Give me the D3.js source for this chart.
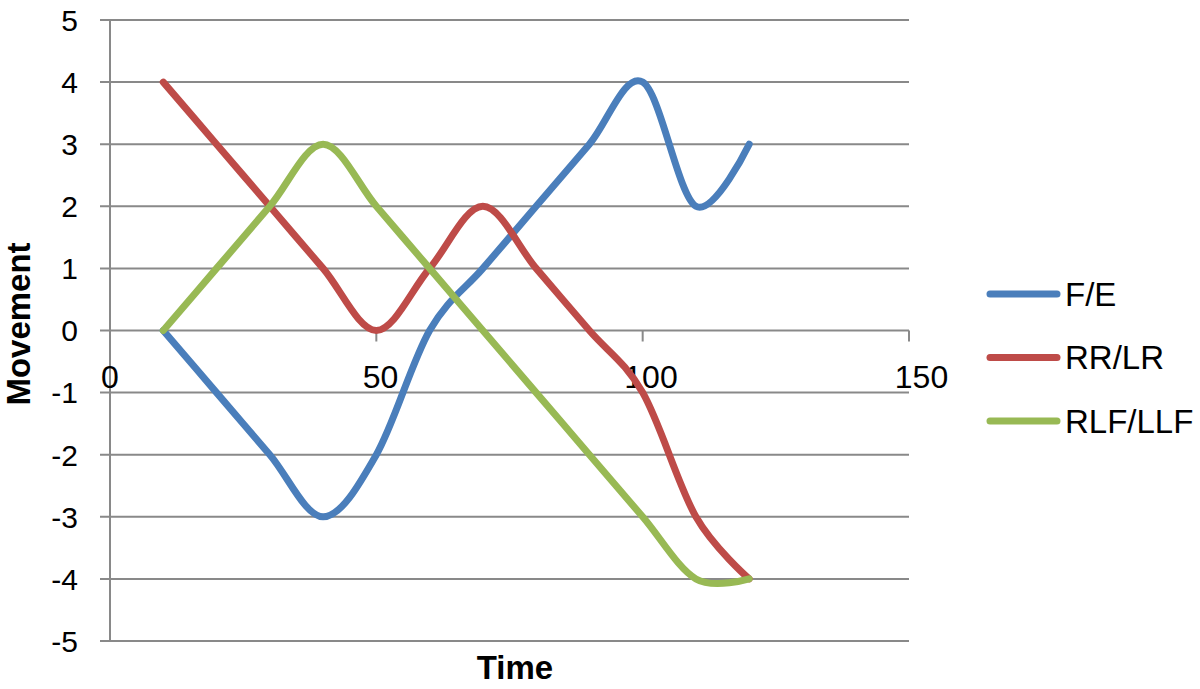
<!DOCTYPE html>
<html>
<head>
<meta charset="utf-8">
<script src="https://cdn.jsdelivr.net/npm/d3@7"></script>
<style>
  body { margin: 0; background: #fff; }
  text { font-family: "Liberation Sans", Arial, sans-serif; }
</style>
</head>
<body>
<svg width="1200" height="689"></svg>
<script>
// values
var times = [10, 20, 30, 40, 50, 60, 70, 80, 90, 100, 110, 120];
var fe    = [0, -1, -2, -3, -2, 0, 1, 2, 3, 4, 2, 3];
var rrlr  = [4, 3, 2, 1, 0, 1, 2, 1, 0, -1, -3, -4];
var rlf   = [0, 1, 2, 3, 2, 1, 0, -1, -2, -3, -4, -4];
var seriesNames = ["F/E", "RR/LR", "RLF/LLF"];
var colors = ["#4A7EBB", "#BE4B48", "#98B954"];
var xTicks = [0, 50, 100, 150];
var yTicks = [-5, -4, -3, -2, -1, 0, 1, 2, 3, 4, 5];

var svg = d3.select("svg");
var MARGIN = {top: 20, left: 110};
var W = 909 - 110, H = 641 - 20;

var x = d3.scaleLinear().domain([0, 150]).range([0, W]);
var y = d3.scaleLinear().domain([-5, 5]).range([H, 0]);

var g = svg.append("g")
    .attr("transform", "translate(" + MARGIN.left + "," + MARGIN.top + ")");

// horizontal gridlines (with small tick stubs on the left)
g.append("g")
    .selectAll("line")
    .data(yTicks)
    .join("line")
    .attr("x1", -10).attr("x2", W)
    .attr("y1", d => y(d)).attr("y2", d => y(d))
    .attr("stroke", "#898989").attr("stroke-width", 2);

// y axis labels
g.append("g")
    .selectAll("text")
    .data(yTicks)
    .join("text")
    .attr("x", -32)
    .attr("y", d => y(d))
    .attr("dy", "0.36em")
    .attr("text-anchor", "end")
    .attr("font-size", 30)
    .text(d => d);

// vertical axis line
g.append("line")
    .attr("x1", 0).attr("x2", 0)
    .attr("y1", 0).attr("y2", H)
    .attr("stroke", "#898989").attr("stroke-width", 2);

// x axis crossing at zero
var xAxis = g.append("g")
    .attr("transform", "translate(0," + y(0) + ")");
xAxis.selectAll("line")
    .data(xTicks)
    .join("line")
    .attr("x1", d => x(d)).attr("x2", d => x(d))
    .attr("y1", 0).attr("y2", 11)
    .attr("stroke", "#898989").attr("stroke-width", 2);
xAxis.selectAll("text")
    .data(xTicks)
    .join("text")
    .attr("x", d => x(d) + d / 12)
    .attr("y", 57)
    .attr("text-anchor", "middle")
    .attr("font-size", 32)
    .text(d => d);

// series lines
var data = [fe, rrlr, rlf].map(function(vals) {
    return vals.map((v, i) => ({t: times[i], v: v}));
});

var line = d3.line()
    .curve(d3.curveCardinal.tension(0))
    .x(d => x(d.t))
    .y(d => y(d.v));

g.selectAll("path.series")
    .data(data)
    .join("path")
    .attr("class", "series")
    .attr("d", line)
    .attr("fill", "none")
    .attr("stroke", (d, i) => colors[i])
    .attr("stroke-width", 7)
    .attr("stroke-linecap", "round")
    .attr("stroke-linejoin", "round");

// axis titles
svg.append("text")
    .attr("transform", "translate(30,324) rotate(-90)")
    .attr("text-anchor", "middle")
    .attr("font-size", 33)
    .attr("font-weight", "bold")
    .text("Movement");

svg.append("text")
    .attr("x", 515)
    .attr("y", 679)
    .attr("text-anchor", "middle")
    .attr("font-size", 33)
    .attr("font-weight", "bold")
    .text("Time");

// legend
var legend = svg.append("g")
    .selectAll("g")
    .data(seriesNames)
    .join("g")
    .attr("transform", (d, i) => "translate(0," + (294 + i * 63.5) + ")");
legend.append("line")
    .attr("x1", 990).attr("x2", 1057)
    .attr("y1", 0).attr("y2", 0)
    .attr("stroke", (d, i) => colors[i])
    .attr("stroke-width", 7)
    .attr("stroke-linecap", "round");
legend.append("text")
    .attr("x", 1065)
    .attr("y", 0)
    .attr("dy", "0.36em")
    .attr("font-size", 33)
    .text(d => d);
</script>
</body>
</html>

Your instructions: Copy the listing in full and without alteration, omitting every picture.

Task solution:
Give me the D3.js source for this chart.
<!DOCTYPE html>
<html>
<head>
<meta charset="utf-8">
<script src="https://cdn.jsdelivr.net/npm/d3@7"></script>
<style>
  body { margin: 0; background: #fff; }
  text { font-family: "Liberation Sans", Arial, sans-serif; }
</style>
</head>
<body>
<svg width="1200" height="689"></svg>
<script>
// values
var times = [10, 20, 30, 40, 50, 60, 70, 80, 90, 100, 110, 120];
var fe    = [0, -1, -2, -3, -2, 0, 1, 2, 3, 4, 2, 3];
var rrlr  = [4, 3, 2, 1, 0, 1, 2, 1, 0, -1, -3, -4];
var rlf   = [0, 1, 2, 3, 2, 1, 0, -1, -2, -3, -4, -4];
var seriesNames = ["F/E", "RR/LR", "RLF/LLF"];
var colors = ["#4A7EBB", "#BE4B48", "#98B954"];
var xTicks = [0, 50, 100, 150];
var yTicks = [-5, -4, -3, -2, -1, 0, 1, 2, 3, 4, 5];

var svg = d3.select("svg");
var MARGIN = {top: 20, left: 110};
var W = 909 - 110, H = 641 - 20;

var x = d3.scaleLinear().domain([0, 150]).range([0, W]);
var y = d3.scaleLinear().domain([-5, 5]).range([H, 0]);

var g = svg.append("g")
    .attr("transform", "translate(" + MARGIN.left + "," + MARGIN.top + ")");

// horizontal gridlines (with small tick stubs on the left)
g.append("g")
    .selectAll("line")
    .data(yTicks)
    .join("line")
    .attr("x1", -10).attr("x2", W)
    .attr("y1", d => y(d)).attr("y2", d => y(d))
    .attr("stroke", "#898989").attr("stroke-width", 2);

// y axis labels
g.append("g")
    .selectAll("text")
    .data(yTicks)
    .join("text")
    .attr("x", -32)
    .attr("y", d => y(d))
    .attr("dy", "0.36em")
    .attr("text-anchor", "end")
    .attr("font-size", 30)
    .text(d => d);

// vertical axis line
g.append("line")
    .attr("x1", 0).attr("x2", 0)
    .attr("y1", 0).attr("y2", H)
    .attr("stroke", "#898989").attr("stroke-width", 2);

// x axis crossing at zero
var xAxis = g.append("g")
    .attr("transform", "translate(0," + y(0) + ")");
xAxis.selectAll("line")
    .data(xTicks)
    .join("line")
    .attr("x1", d => x(d)).attr("x2", d => x(d))
    .attr("y1", 0).attr("y2", 11)
    .attr("stroke", "#898989").attr("stroke-width", 2);
xAxis.selectAll("text")
    .data(xTicks)
    .join("text")
    .attr("x", d => x(d) + d / 12)
    .attr("y", 57)
    .attr("text-anchor", "middle")
    .attr("font-size", 32)
    .text(d => d);

// series lines
var data = [fe, rrlr, rlf].map(function(vals) {
    return vals.map((v, i) => ({t: times[i], v: v}));
});

var line = d3.line()
    .curve(d3.curveCardinal.tension(0))
    .x(d => x(d.t))
    .y(d => y(d.v));

g.selectAll("path.series")
    .data(data)
    .join("path")
    .attr("class", "series")
    .attr("d", line)
    .attr("fill", "none")
    .attr("stroke", (d, i) => colors[i])
    .attr("stroke-width", 7)
    .attr("stroke-linecap", "round")
    .attr("stroke-linejoin", "round");

// axis titles
svg.append("text")
    .attr("transform", "translate(30,324) rotate(-90)")
    .attr("text-anchor", "middle")
    .attr("font-size", 33)
    .attr("font-weight", "bold")
    .text("Movement");

svg.append("text")
    .attr("x", 515)
    .attr("y", 679)
    .attr("text-anchor", "middle")
    .attr("font-size", 33)
    .attr("font-weight", "bold")
    .text("Time");

// legend
var legend = svg.append("g")
    .selectAll("g")
    .data(seriesNames)
    .join("g")
    .attr("transform", (d, i) => "translate(0," + (294 + i * 63.5) + ")");
legend.append("line")
    .attr("x1", 990).attr("x2", 1057)
    .attr("y1", 0).attr("y2", 0)
    .attr("stroke", (d, i) => colors[i])
    .attr("stroke-width", 7)
    .attr("stroke-linecap", "round");
legend.append("text")
    .attr("x", 1065)
    .attr("y", 0)
    .attr("dy", "0.36em")
    .attr("font-size", 33)
    .text(d => d);
</script>
</body>
</html>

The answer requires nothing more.